То было время оживленных надежд во всем ученом мире. Физики, сочинившие недавно потрясающую артиллерию и за то получавшие глазурованную галету еженедельно и пару лыж с палками для альпинизма раз в году, были уверены, что наверху наконец-то осознают, насколько их одаренность к вычислениям превосходит средний бездарный ум, и вот-вот призовут их сперва в советники, а там и всю политику сдадут им с рук на руки. Не столь привилегированные профессии не заносились так уж чтобы до власти, а смиренно прикидывали, на сколько звеньев отпустят цепочку и не дадут ли пощипать немного лопухи в соседнем палисаднике, скажем, в Северной Фракии или в Южной Дакии. Психиатрические мечтания приятелей Гурии были, конечно, дерзость, но дерзость, объяснимая подражанием. Это было время дерзаний. Ведь даже оскорбленные и униженные генетики наскоро соскоблили с кафельных университетских полов контуры жертв прошедшего лет пятнадцать назад парового катка, повесили их для памяти на стены лабораторий, достали из-за кордона фруктовых мух и вприпрыжку обогнали западных коллег скорыми ногами по теоретической части.
Дерзания и мечты отдельных наук приобретали яркое оперение племенных мифов, более того – иногда даже общечеловеческих религий. Я сам слышал, как подвыпившие студентки фармацевтического факультета пели хором: «Фармацевты – несгибаемый народ!», перевирая текст себе на радость. И если даже эта малопочтенная в наши дни ветвь не то химии, не то врачевания претендовала быть вроде всем известного жестковыйного богоизбранного племени, то любая отрасль посущественней теперь обзаводилась даже собственной эсхатологией.

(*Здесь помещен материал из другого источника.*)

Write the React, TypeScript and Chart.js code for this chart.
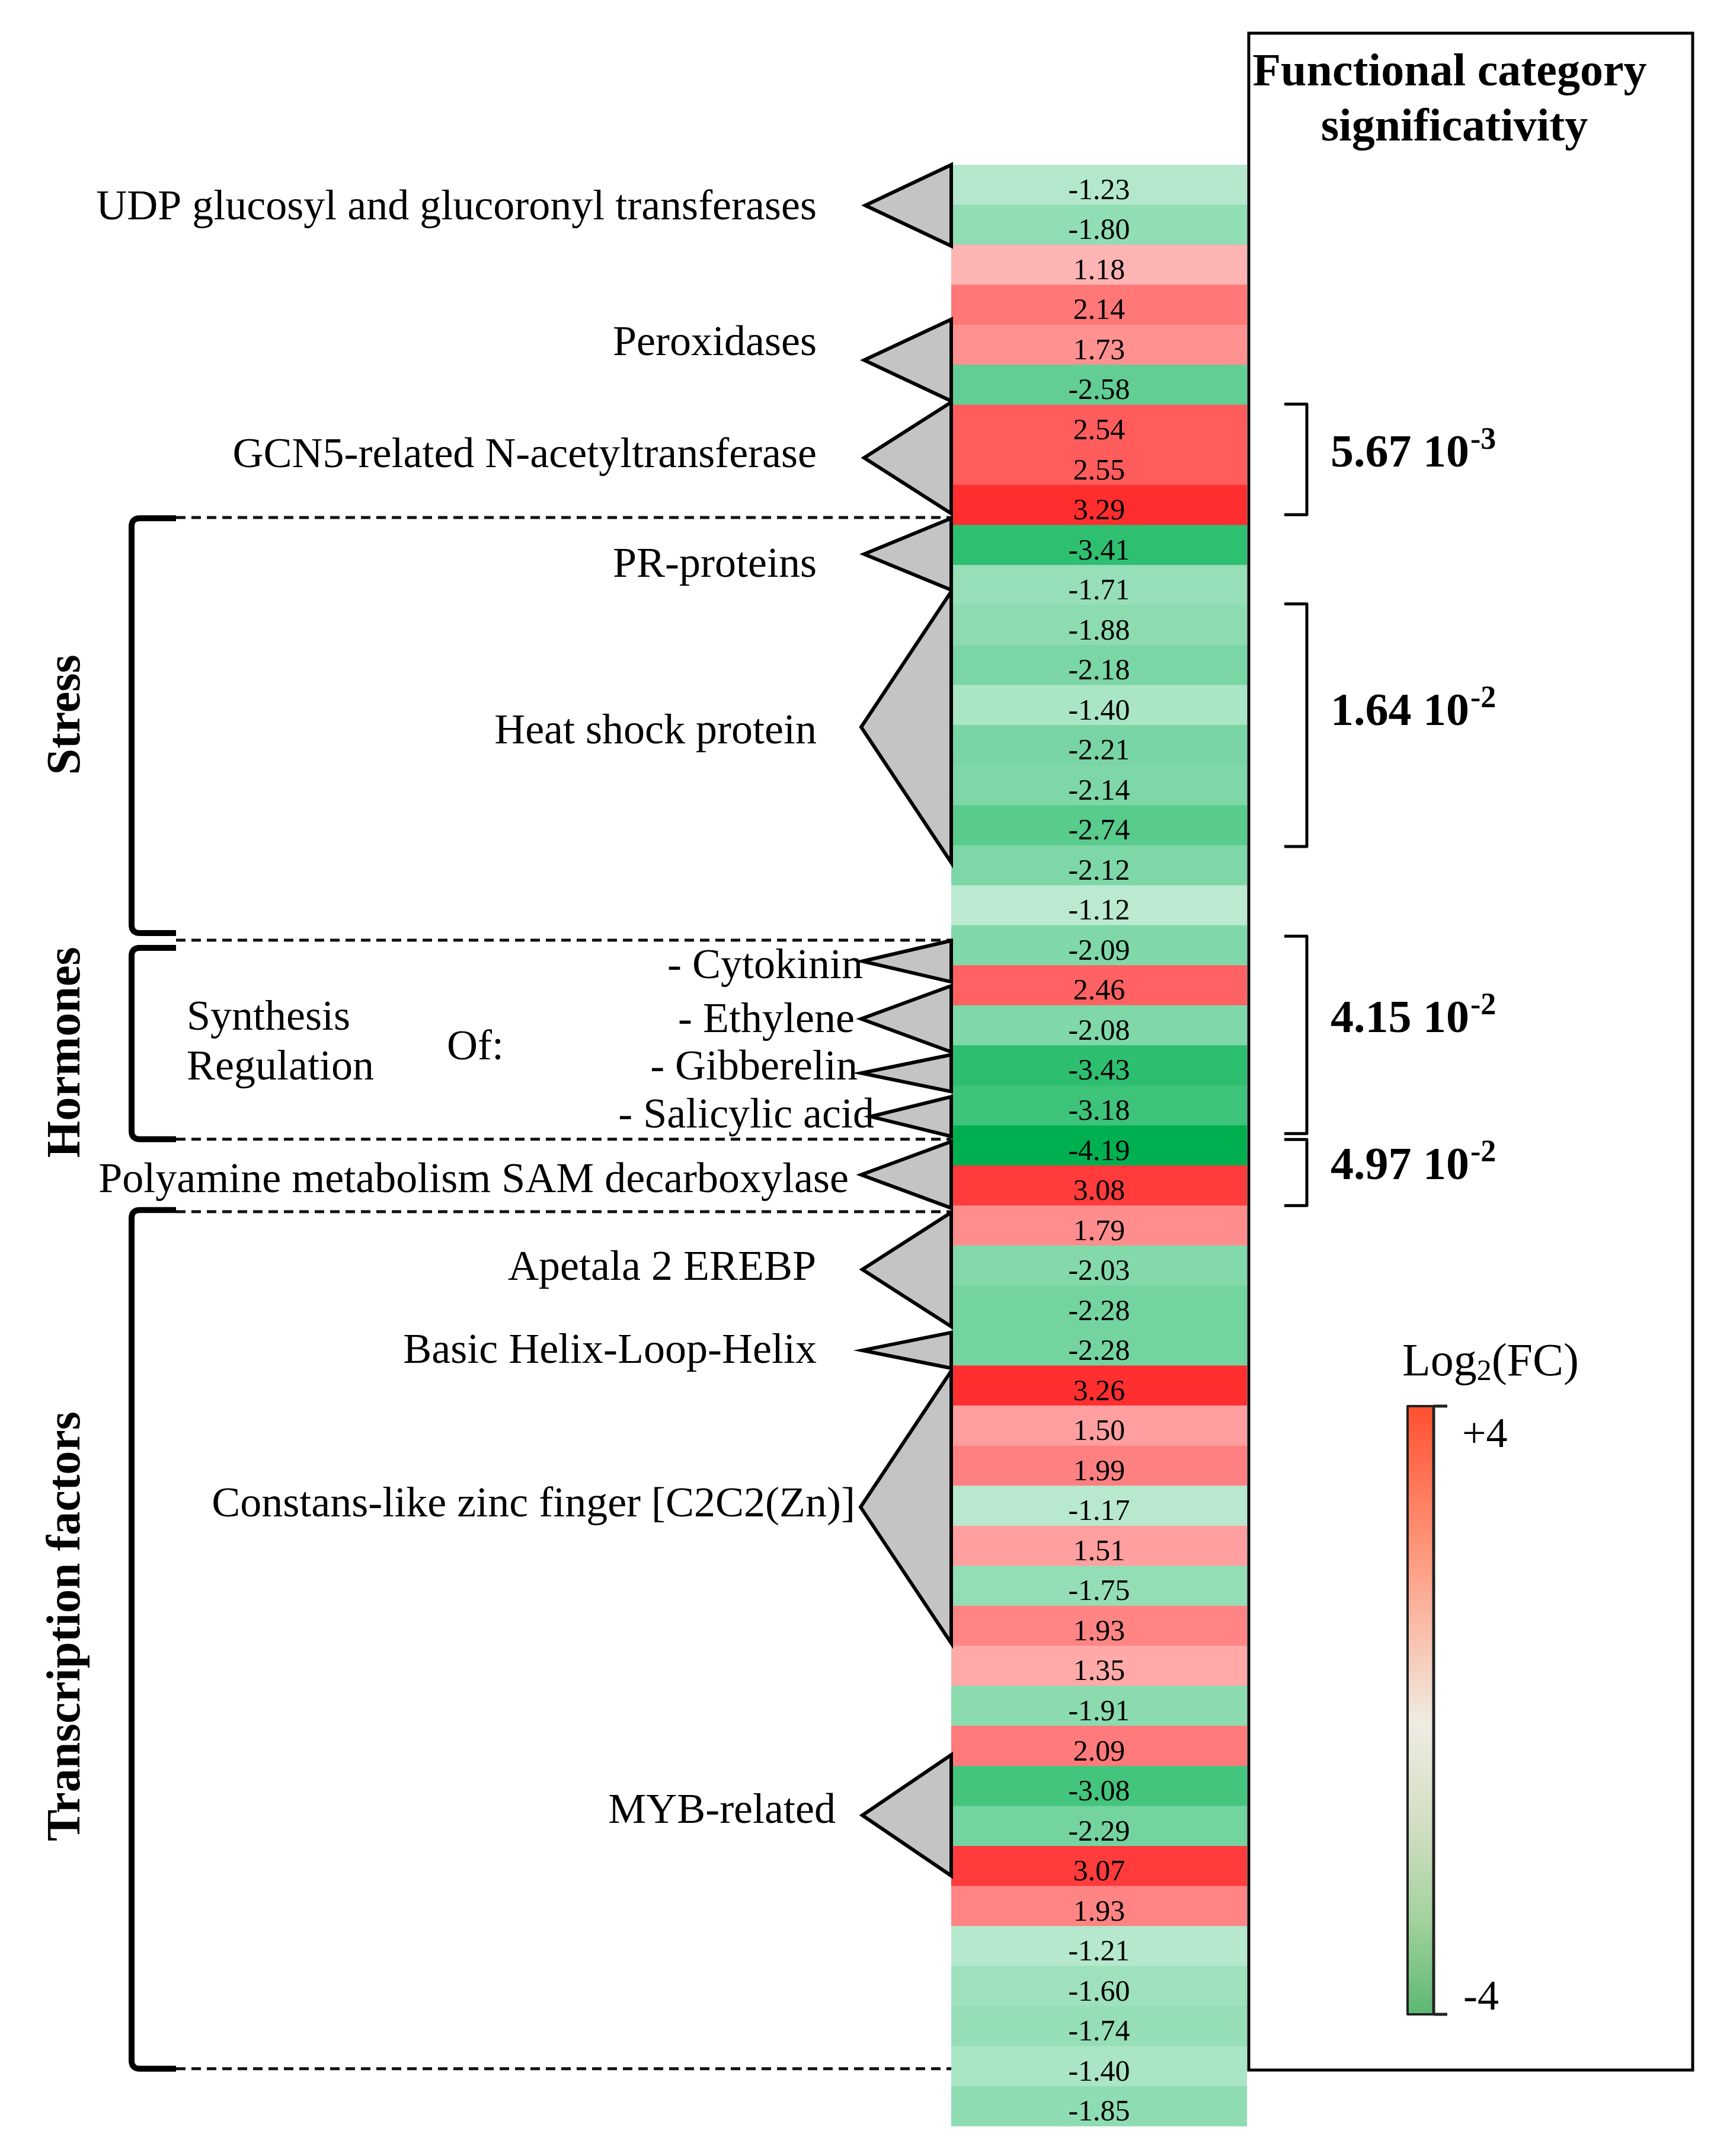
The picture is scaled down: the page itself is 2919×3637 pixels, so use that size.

Физики пророчили конец света от невидимых лучей и взрывов, биологи – от разрушающей жизнь грязи, генетики – от вредных отклонений при смене поколений, медики – от собственных лекарств. Против этих придуманных зол предлагались средства сообразно компетенции. Профессиональный мессианизм укреплял самосознание в цехах и давал силу служить за совесть.